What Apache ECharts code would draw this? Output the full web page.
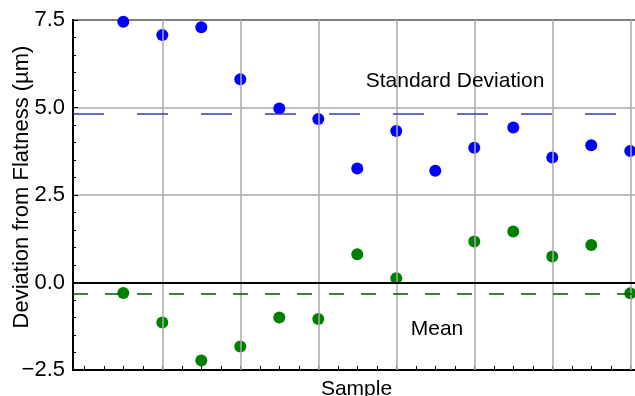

--

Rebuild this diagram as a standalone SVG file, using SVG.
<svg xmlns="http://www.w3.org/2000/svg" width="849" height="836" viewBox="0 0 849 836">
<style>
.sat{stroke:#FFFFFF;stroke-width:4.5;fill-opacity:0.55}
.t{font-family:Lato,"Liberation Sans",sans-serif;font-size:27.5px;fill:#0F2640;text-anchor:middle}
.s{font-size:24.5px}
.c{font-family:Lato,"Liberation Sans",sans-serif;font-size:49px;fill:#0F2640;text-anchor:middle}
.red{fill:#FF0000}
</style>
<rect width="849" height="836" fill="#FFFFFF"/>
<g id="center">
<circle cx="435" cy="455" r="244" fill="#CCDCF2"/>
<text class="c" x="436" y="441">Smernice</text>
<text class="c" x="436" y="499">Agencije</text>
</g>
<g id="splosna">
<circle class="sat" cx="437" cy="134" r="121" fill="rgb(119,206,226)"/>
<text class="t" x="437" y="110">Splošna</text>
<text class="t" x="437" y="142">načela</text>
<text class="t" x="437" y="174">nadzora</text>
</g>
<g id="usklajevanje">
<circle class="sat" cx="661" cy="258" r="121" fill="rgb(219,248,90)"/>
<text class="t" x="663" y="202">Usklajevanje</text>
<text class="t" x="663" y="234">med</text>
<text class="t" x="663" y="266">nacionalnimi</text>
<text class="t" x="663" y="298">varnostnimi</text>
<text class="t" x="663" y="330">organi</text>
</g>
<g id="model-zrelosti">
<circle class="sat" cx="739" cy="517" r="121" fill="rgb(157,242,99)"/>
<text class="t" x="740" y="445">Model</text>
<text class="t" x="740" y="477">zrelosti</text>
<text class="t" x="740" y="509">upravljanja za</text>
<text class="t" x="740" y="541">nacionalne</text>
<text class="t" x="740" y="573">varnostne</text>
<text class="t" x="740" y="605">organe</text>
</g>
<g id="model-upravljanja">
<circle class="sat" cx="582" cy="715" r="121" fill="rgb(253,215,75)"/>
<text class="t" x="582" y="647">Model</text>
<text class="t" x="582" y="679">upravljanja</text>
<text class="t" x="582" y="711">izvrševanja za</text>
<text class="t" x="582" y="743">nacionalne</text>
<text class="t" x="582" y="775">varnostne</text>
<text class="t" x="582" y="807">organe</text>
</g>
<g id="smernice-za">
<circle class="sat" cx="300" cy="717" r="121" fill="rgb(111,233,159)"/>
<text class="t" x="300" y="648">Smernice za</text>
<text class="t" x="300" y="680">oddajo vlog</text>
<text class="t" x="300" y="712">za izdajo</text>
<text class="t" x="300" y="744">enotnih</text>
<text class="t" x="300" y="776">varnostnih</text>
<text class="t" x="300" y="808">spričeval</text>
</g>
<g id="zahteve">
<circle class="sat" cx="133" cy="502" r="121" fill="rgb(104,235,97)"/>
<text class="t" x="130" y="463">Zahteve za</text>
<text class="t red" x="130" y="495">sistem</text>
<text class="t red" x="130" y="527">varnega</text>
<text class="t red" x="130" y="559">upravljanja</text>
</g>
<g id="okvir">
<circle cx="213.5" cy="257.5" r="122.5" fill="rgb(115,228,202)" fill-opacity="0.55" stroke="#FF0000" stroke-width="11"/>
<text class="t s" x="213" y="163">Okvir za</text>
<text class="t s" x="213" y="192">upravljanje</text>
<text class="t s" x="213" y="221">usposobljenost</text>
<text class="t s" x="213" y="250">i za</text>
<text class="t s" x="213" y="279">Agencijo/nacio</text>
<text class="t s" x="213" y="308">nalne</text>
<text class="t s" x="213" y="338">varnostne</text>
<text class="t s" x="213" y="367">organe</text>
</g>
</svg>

* * *

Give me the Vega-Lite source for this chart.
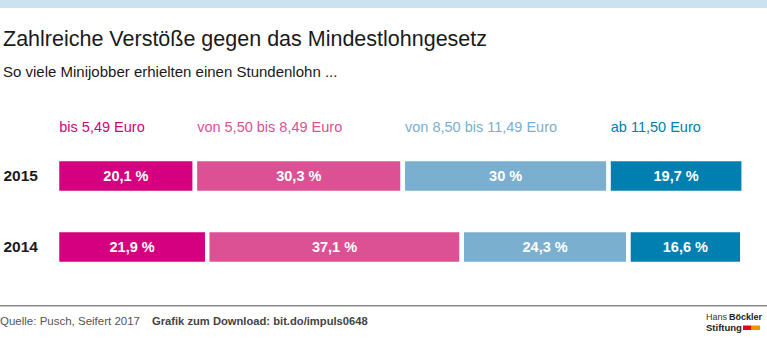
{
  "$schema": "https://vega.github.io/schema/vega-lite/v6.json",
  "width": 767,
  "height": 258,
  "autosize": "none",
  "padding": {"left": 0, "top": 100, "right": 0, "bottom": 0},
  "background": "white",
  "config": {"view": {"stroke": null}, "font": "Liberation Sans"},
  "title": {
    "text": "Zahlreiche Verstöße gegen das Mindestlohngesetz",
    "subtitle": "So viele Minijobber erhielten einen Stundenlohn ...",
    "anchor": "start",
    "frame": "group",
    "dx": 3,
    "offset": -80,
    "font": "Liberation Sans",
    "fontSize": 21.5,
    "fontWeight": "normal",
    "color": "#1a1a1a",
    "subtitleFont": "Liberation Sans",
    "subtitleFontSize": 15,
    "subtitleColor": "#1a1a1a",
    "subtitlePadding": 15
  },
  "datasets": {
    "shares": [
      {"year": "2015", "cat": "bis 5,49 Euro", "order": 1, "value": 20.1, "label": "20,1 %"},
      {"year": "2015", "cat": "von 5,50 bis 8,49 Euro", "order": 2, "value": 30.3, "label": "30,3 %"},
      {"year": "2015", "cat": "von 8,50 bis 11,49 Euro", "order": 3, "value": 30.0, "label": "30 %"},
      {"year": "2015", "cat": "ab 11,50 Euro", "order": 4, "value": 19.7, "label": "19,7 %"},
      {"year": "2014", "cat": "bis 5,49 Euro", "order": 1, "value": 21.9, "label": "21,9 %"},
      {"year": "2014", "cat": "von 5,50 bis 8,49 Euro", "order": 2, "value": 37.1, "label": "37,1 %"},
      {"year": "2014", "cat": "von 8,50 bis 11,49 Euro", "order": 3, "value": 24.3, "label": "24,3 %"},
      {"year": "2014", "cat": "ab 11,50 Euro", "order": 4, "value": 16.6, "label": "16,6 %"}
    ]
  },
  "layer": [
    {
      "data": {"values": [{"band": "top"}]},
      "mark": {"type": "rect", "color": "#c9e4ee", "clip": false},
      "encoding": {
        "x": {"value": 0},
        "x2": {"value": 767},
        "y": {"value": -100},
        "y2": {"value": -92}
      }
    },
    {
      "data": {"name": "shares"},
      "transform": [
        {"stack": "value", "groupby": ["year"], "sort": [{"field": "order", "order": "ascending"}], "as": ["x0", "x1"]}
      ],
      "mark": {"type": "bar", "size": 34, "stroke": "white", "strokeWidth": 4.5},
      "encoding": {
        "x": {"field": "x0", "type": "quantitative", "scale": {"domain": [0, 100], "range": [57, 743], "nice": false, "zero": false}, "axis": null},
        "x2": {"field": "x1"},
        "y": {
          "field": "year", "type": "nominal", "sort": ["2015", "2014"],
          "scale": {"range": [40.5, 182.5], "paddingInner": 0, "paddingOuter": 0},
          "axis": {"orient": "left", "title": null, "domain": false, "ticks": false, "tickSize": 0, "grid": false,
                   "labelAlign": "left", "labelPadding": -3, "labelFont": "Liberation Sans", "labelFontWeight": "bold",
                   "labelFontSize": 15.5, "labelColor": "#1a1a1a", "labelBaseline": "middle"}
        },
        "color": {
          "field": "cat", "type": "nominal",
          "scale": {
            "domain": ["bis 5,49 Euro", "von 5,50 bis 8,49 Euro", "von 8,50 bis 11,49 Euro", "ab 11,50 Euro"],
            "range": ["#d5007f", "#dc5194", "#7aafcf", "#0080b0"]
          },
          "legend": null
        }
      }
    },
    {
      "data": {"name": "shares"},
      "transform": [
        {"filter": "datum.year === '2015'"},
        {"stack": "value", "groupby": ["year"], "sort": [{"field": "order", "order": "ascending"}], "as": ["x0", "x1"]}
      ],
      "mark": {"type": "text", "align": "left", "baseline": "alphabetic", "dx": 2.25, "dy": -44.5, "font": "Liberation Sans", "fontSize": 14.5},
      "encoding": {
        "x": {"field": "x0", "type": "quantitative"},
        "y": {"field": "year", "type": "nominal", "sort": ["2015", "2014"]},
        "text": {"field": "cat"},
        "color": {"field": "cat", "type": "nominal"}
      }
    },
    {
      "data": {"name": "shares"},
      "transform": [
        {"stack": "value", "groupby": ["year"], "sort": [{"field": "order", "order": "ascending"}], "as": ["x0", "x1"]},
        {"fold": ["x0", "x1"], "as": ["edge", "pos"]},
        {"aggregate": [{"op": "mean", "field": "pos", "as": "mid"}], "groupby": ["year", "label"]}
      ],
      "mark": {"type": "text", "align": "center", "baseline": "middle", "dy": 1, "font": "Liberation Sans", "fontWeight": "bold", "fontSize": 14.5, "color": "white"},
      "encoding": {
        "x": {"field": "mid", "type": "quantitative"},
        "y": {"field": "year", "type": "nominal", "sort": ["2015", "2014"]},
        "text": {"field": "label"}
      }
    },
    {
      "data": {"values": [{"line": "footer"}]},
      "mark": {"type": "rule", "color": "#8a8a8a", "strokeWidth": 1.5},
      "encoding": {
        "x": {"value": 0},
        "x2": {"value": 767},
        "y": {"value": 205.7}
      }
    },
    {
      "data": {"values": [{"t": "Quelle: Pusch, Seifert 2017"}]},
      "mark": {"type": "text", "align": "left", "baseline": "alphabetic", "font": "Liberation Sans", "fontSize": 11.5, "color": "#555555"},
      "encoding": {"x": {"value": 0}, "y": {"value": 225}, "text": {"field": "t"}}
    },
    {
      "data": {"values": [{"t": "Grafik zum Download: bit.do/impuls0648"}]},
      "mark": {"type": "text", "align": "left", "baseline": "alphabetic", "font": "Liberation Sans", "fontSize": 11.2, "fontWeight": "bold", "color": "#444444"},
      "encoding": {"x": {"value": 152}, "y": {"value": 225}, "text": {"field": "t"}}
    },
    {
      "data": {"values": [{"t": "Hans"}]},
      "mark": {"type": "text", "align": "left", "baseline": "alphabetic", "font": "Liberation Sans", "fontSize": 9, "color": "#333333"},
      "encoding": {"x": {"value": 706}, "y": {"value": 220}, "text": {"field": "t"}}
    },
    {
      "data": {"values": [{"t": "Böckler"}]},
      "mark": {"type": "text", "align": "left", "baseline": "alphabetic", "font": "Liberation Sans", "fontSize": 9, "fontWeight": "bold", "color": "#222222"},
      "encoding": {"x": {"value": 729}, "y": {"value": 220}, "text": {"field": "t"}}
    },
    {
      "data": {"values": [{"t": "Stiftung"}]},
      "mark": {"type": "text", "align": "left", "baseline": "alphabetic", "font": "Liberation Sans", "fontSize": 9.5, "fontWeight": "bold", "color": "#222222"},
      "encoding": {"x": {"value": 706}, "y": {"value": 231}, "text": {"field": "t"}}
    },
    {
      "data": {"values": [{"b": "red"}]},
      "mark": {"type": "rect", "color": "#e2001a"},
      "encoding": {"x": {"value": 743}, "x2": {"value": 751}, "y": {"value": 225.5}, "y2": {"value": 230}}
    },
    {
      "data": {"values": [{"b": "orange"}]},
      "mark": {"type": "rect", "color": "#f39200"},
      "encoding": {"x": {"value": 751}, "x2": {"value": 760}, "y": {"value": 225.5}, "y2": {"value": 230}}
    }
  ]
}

**THE EXERCISE**
Your task is to gather all lines from the entries above that hold the word "this".

**PROBLEM SOLUTION**
What Apache ECharts code would draw this? Output the full web page.
Rebuild this diagram as a standalone SVG file, using SVG.
Give me the Vega-Lite source for this chart.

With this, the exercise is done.